E piorou: ao invés de ele continuar a bater um pé, começou a alternar as batidas nos dois pés e a bufar na plataforma.

Algumas pessoas riram dele naquele momento, que triste! Rir da dor alheia. Ele estava sozinho, não dividiu a sua dor com ninguém. Mas alguém riu...e até agora me pergunto do que aquela pessoa ria. Acho que dela mesma, mesmo sem saber.  Rir e culpar os outros traz um falso conforto para nós. Enquanto o problema do outro é aparente, escondo o meu. Mas, a vida ensina... e certamente a vida não tem essa nossa pressa, ela espera por nós.

Enquanto me distraí neste pensar, percebi que a angústia do rapaz só consumia a sua paz. O silêncio dele falava muito alto, nada era preciso dizer. Estava sofrendo. Certamente poucos perceberam isso. Mas o que importa? Estamos todos tão ocupados! Não dá tempo de saber do outro, ainda mais sobre os seus problemas.  Bastam as minhas angústias, disse alguém!

Enfim, fiquei ali só observando aquilo tudo. Será que ele estava atrasado ou adiantado demais para amanhã? Pensei também nos nossos exageros. Estamos tão acostumados a correr, que quando caminhamos, estranhamos, tropeçamos, esquecemos como se anda.

Quem não corre, quem fala que tem tempo, quem está tranquilo se sente mal em dizer, parece que está errado, sente-se um desocupado. Quanto absurdo!

“...vou errando enquanto o tempo me deixar...”, já dizia a música.

Estamos tão tensos do que está por vir que não aproveitamos o momento, aquilo que está acontecendo. Mas, e o tempo pra isto? Não dá...fica pra depois...

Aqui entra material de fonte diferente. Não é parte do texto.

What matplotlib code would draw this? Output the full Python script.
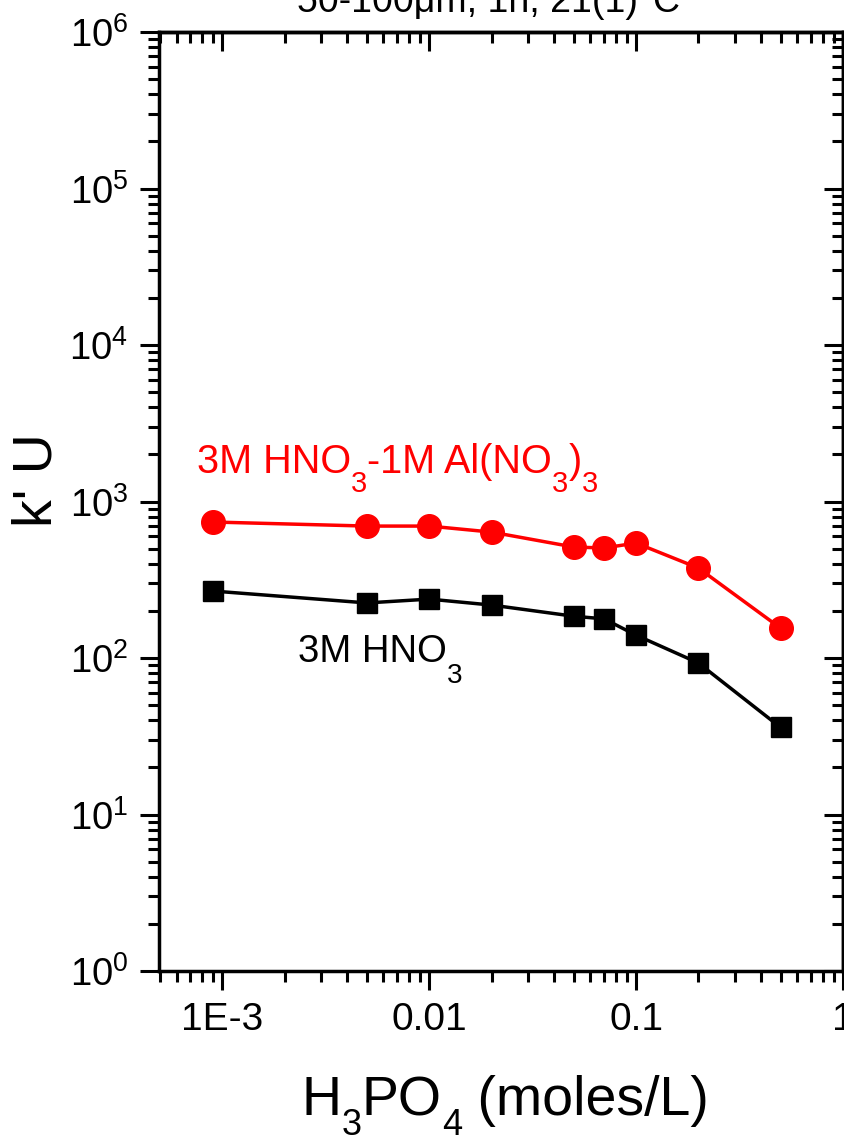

Estamos tão ocupados, é tudo tão urgente, tão relevante, tão ultra mega pra ontem, que até nos esquecemos das redundâncias (como as deste texto) que cometemos! Redundâncias na fala, na escrita, no comportamento, no SER. Quantos excessos! Precisamos de tudo isto? De verdade? Que noção de tempo é esta que achamos que o trem está demorando? (O intervalo entre eles é de quanto tempo mesmo? Poucos minutos, às vezes segundos…).

Será que não temos este tempo para aguardarmos o metrô calmamente? Afinal, ele chega tão rápido! Pelo menos em dias de sol e de calmaria...Acho que foi por isto que aquele rapaz estava tenso e angustiado: estava chovendo muito naquele dia! Pois é, acho que era isto mesmo: a chuva e o mau tempo. Quem falou que não dá tempo? Quem disse que não temos tempo? O tempo está aí, aliás sempre esteve. Você procurou por ele atrás da porta?

E enquanto vamos encontrando uma desculpa para dar pra gente mesmo, enquanto vamos nos apoiando no externo, naquilo que eu não preciso explicar, naquilo que se explica por si (a chuva, o sol, o vento, a fila, o trânsito, o tempo...) vamos caminhando sem culpa, afinal o trem chegou, e já não temos mais tempo para pensar e conversar. É preciso embarcar. O caminho muitas vezes não se sabe, mas é preciso embarcar.

O trem chegou. Embarquei no mesmo vagão daquele rapaz para acompanhar um pouco mais sobre aquela história. Ele se sentou, apanhou o seu celular e deu alguns comandos. Alguns instantes depois, guardou-o na grande bolsa que carregava, juntou suas mãos ao colo, e deu um profundo suspiro. Num lampejo de consciência, ele se deu conta de que, naquele momento, o trem tinha mais força e autonomia que ele. Naquele momento, o trem dava as regras, não ele. De nada adiantaria a pressa, a angústia no rosto, o bater de pés no chão. Era preciso esperar. A pressa daquele homem não era a mesma pressa do trem.

Chegou a minha estação: Vergueiro. Desci. Não pude ver o final daquela história. Não pude descobrir o porquê de tanta pressa. Só sei que o trem partiu com aquele desconhecido dentro levando seus anseios para a próxima estação.

Um comentário:

  1. 'A ansiedade faz isto com a gente: estamos sempre no futuro, lá na frente, num lugar que ainda não chegou, que nem mesmo sabemos onde fica.' Tão certo quanto 2+2=4, ou será que mesmo em equação matemática há espaço para dúvidas e falta de tempo? Que preciosidade a sua observação.